Print all of the lines exactly. Any picture among them stays out.

· · · · · · ·

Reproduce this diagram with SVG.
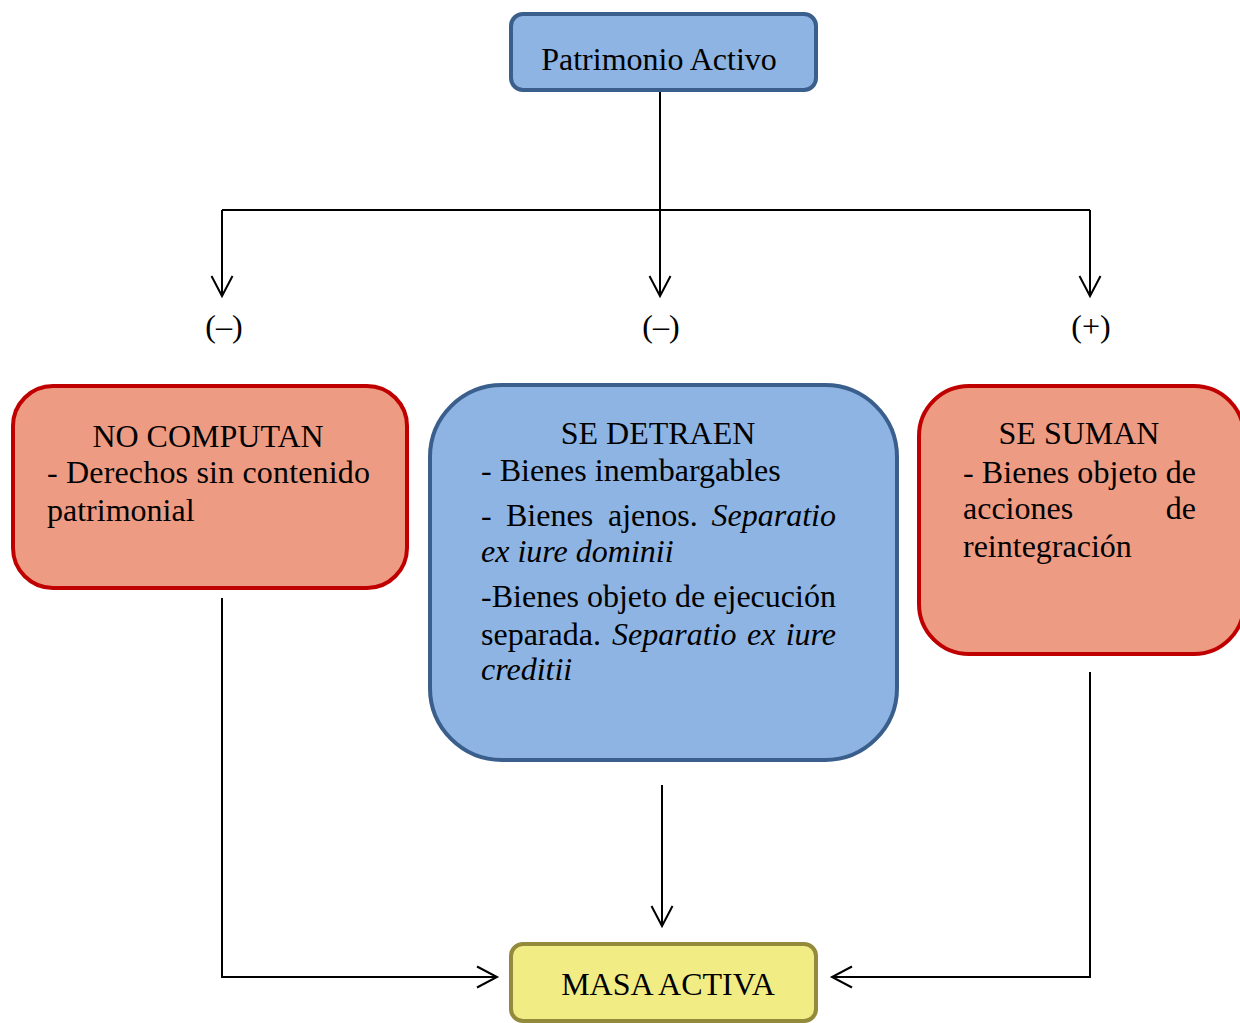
<svg xmlns="http://www.w3.org/2000/svg" width="1240" height="1023" viewBox="0 0 1240 1023">
<defs>
<marker id="arr" markerUnits="userSpaceOnUse" viewBox="0 0 24 24" markerWidth="24" markerHeight="24" refX="21" refY="12" orient="auto">
<path d="M1,1.5 L21,12 L1,22.5" fill="none" stroke="#000" stroke-width="2"/>
</marker>
</defs>
<style>
text{font-family:"Liberation Serif","Times New Roman",serif;font-size:32px;fill:#000}
.it{font-style:italic}
.blue{fill:#8EB4E3;stroke:#3B5F8C;stroke-width:4}
.red{fill:#EE9B83;stroke:#C00000;stroke-width:4}
.yel{fill:#F1EC84;stroke:#948A3B;stroke-width:4}
.ln{fill:none;stroke:#000;stroke-width:2}
</style>
<rect width="1240" height="1023" fill="#fff"/>
<g id="connectors">
<path class="ln" d="M660,90 V210"/>
<path class="ln" d="M222,210 H1090"/>
<path class="ln" d="M222,210 V296" marker-end="url(#arr)"/>
<path class="ln" d="M660,210 V296" marker-end="url(#arr)"/>
<path class="ln" d="M1090,210 V296" marker-end="url(#arr)"/>
<path class="ln" d="M222,598 V977 H497" marker-end="url(#arr)"/>
<path class="ln" d="M662,785 V926" marker-end="url(#arr)"/>
<path class="ln" d="M1090,672 V977 H832" marker-end="url(#arr)"/>
</g>
<g id="labels">
<text x="224" y="337" text-anchor="middle" font-size="28">(–)</text>
<text x="661" y="337" text-anchor="middle" font-size="28">(–)</text>
<text x="1091" y="337" text-anchor="middle" font-size="28">(+)</text>
</g>
<g id="patrimonio">
<rect class="blue" x="511" y="14" width="305" height="76" rx="12"/>
<text x="659" y="70" text-anchor="middle">Patrimonio Activo</text>
</g>
<g id="no-computan">
<rect class="red" x="13" y="386" width="394" height="202" rx="40"/>
<text x="208" y="447" text-anchor="middle">NO COMPUTAN</text>
<text x="47" y="483" textLength="323" lengthAdjust="spacing">- Derechos sin contenido</text>
<text x="47" y="521">patrimonial</text>
</g>
<g id="se-detraen">
<rect class="blue" x="430" y="385" width="467" height="375" rx="72"/>
<text x="658" y="444" text-anchor="middle">SE DETRAEN</text>
<text x="481" y="481">- Bienes inembargables</text>
<text x="481" y="526">-</text>
<text x="506" y="526">Bienes</text>
<text x="608" y="526">ajenos.</text>
<text x="836" y="526" text-anchor="end" class="it">Separatio</text>
<text x="481" y="562" class="it">ex iure dominii</text>
<text x="481" y="607" textLength="355" lengthAdjust="spacing">-Bienes objeto de ejecución</text>
<text x="481" y="645">separada.</text>
<text x="612" y="645" class="it">Separatio</text>
<text x="747" y="645" class="it">ex</text>
<text x="836" y="645" text-anchor="end" class="it">iure</text>
<text x="481" y="680" class="it">creditii</text>
</g>
<g id="se-suman">
<rect class="red" x="919" y="386" width="325" height="268" rx="50"/>
<text x="1079" y="444" text-anchor="middle">SE SUMAN</text>
<text x="963" y="483" textLength="233" lengthAdjust="spacing">- Bienes objeto de</text>
<text x="963" y="519">acciones</text>
<text x="1196" y="519" text-anchor="end">de</text>
<text x="963" y="557">reintegración</text>
</g>
<g id="masa-activa">
<rect class="yel" x="511" y="944" width="305" height="77" rx="12"/>
<text x="668" y="995" text-anchor="middle">MASA ACTIVA</text>
</g>
</svg>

· · · · · · ·

Task output ▸
Reproduce this diagram with SVG.
<svg xmlns="http://www.w3.org/2000/svg" width="1240" height="1023" viewBox="0 0 1240 1023">
<defs>
<marker id="arr" markerUnits="userSpaceOnUse" viewBox="0 0 24 24" markerWidth="24" markerHeight="24" refX="21" refY="12" orient="auto">
<path d="M1,1.5 L21,12 L1,22.5" fill="none" stroke="#000" stroke-width="2"/>
</marker>
</defs>
<style>
text{font-family:"Liberation Serif","Times New Roman",serif;font-size:32px;fill:#000}
.it{font-style:italic}
.blue{fill:#8EB4E3;stroke:#3B5F8C;stroke-width:4}
.red{fill:#EE9B83;stroke:#C00000;stroke-width:4}
.yel{fill:#F1EC84;stroke:#948A3B;stroke-width:4}
.ln{fill:none;stroke:#000;stroke-width:2}
</style>
<rect width="1240" height="1023" fill="#fff"/>
<g id="connectors">
<path class="ln" d="M660,90 V210"/>
<path class="ln" d="M222,210 H1090"/>
<path class="ln" d="M222,210 V296" marker-end="url(#arr)"/>
<path class="ln" d="M660,210 V296" marker-end="url(#arr)"/>
<path class="ln" d="M1090,210 V296" marker-end="url(#arr)"/>
<path class="ln" d="M222,598 V977 H497" marker-end="url(#arr)"/>
<path class="ln" d="M662,785 V926" marker-end="url(#arr)"/>
<path class="ln" d="M1090,672 V977 H832" marker-end="url(#arr)"/>
</g>
<g id="labels">
<text x="224" y="337" text-anchor="middle" font-size="28">(–)</text>
<text x="661" y="337" text-anchor="middle" font-size="28">(–)</text>
<text x="1091" y="337" text-anchor="middle" font-size="28">(+)</text>
</g>
<g id="patrimonio">
<rect class="blue" x="511" y="14" width="305" height="76" rx="12"/>
<text x="659" y="70" text-anchor="middle">Patrimonio Activo</text>
</g>
<g id="no-computan">
<rect class="red" x="13" y="386" width="394" height="202" rx="40"/>
<text x="208" y="447" text-anchor="middle">NO COMPUTAN</text>
<text x="47" y="483" textLength="323" lengthAdjust="spacing">- Derechos sin contenido</text>
<text x="47" y="521">patrimonial</text>
</g>
<g id="se-detraen">
<rect class="blue" x="430" y="385" width="467" height="375" rx="72"/>
<text x="658" y="444" text-anchor="middle">SE DETRAEN</text>
<text x="481" y="481">- Bienes inembargables</text>
<text x="481" y="526">-</text>
<text x="506" y="526">Bienes</text>
<text x="608" y="526">ajenos.</text>
<text x="836" y="526" text-anchor="end" class="it">Separatio</text>
<text x="481" y="562" class="it">ex iure dominii</text>
<text x="481" y="607" textLength="355" lengthAdjust="spacing">-Bienes objeto de ejecución</text>
<text x="481" y="645">separada.</text>
<text x="612" y="645" class="it">Separatio</text>
<text x="747" y="645" class="it">ex</text>
<text x="836" y="645" text-anchor="end" class="it">iure</text>
<text x="481" y="680" class="it">creditii</text>
</g>
<g id="se-suman">
<rect class="red" x="919" y="386" width="325" height="268" rx="50"/>
<text x="1079" y="444" text-anchor="middle">SE SUMAN</text>
<text x="963" y="483" textLength="233" lengthAdjust="spacing">- Bienes objeto de</text>
<text x="963" y="519">acciones</text>
<text x="1196" y="519" text-anchor="end">de</text>
<text x="963" y="557">reintegración</text>
</g>
<g id="masa-activa">
<rect class="yel" x="511" y="944" width="305" height="77" rx="12"/>
<text x="668" y="995" text-anchor="middle">MASA ACTIVA</text>
</g>
</svg>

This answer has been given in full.